--- BEGIN Entries ---

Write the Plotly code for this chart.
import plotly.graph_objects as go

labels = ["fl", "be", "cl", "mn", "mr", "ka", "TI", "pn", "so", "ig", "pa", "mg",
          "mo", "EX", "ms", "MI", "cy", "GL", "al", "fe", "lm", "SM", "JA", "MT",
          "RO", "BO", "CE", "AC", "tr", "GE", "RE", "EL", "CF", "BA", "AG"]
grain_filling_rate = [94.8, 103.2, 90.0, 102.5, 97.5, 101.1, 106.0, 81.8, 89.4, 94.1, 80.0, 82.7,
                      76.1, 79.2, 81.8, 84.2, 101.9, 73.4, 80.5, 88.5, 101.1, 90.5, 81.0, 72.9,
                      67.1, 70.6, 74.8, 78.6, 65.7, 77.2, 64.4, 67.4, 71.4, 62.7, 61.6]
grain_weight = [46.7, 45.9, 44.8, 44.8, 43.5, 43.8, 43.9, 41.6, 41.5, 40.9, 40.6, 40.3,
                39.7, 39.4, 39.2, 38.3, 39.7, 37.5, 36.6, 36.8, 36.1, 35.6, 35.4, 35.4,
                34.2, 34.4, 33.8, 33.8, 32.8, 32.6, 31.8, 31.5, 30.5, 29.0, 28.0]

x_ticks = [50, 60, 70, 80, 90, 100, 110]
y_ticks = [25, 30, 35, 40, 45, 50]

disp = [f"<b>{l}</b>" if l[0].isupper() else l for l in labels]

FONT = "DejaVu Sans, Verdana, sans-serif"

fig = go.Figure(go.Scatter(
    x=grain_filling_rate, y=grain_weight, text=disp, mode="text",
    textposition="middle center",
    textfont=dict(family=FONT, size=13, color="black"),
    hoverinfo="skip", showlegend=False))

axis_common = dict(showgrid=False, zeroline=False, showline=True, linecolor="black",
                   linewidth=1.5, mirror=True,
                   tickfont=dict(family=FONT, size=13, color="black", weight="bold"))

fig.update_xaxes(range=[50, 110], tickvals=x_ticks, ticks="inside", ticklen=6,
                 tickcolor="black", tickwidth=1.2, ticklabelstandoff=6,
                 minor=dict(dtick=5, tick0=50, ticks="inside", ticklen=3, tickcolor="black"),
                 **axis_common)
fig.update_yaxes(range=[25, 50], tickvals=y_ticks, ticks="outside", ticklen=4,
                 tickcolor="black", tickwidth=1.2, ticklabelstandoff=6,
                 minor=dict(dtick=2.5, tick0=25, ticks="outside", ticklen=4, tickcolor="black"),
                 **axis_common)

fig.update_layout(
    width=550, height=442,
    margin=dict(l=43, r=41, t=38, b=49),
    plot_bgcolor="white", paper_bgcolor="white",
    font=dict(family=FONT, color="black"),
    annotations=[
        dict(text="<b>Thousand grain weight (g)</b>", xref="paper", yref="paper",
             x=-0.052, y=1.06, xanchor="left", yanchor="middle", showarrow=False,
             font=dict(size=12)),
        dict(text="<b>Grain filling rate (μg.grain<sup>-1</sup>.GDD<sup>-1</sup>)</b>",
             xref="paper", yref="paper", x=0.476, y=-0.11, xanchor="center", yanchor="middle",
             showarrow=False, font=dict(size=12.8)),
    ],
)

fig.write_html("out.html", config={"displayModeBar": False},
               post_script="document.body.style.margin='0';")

--- END Entries ---
--- BEGIN Entries ---

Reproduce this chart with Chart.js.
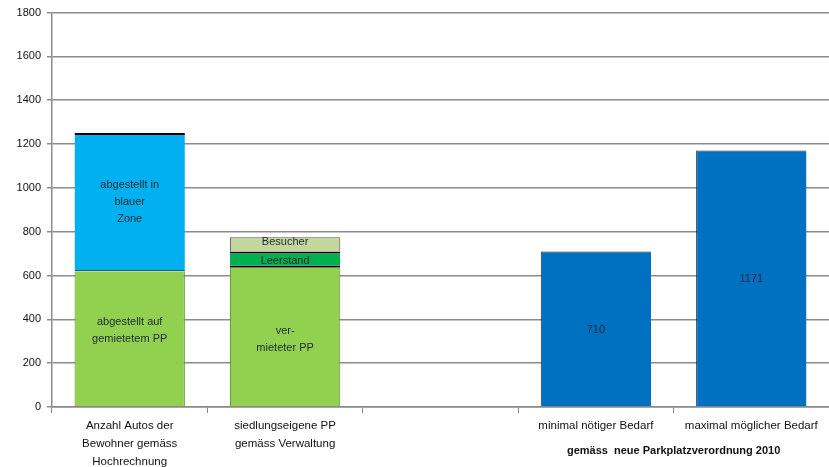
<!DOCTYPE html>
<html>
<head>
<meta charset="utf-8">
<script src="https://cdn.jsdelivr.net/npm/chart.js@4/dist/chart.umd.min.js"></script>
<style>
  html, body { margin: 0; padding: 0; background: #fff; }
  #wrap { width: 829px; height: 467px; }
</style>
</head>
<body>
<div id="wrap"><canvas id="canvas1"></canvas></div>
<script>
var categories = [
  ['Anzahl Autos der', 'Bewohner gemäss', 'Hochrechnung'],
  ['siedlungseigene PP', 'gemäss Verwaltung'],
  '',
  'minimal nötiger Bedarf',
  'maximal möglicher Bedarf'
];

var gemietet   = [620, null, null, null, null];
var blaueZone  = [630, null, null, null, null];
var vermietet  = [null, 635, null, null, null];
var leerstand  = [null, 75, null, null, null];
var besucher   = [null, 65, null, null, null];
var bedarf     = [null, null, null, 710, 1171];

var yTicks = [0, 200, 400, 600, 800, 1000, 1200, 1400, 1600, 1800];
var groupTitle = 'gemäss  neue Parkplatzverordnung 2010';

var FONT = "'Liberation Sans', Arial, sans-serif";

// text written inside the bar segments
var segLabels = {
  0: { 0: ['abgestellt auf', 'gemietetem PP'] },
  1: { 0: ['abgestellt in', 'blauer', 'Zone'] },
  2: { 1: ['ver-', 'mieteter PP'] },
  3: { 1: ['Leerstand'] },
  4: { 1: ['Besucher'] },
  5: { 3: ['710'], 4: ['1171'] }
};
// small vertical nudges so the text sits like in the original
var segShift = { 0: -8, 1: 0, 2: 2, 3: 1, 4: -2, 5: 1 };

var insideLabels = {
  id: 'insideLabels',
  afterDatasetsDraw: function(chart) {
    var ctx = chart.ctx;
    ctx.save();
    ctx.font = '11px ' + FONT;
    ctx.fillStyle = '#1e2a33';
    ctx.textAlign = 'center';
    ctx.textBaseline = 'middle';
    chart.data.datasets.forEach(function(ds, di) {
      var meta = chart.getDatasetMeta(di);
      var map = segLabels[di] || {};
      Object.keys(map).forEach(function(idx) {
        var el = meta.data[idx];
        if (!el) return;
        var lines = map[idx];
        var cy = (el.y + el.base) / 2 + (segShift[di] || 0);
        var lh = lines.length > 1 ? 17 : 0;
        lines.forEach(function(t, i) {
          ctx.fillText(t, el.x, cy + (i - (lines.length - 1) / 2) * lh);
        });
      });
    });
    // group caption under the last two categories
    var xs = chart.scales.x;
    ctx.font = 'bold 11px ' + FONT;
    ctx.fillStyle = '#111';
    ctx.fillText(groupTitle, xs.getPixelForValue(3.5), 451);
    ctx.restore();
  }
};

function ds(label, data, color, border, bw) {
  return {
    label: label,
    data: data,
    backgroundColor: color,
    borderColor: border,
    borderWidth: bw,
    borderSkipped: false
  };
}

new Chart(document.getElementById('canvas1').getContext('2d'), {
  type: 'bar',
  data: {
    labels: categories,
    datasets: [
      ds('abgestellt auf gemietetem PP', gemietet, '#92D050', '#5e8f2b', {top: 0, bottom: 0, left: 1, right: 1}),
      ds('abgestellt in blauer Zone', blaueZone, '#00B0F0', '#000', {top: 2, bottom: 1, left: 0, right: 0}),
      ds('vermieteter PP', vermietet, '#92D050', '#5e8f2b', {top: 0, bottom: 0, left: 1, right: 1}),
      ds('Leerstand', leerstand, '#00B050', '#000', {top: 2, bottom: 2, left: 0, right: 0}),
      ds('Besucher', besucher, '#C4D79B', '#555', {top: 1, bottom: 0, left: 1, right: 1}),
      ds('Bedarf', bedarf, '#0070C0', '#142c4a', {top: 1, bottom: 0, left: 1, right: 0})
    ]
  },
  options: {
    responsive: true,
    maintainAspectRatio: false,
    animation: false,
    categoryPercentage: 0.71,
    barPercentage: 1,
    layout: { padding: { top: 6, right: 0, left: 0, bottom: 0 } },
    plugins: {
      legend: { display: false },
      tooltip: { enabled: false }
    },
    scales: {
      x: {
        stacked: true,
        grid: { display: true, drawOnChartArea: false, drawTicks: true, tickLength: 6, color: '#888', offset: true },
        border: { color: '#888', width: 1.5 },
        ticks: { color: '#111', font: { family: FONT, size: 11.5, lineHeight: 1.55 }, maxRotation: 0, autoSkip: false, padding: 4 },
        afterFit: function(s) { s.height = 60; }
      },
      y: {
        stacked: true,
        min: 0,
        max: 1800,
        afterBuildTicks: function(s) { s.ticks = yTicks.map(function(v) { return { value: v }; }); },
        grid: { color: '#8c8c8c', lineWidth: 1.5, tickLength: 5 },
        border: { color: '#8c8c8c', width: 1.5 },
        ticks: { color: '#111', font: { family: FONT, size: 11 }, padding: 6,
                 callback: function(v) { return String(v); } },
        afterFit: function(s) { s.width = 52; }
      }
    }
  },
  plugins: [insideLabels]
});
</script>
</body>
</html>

--- END Entries ---

## Given request
Answer with one number only: how many lines above contain the word "this".

## Exercise answer
2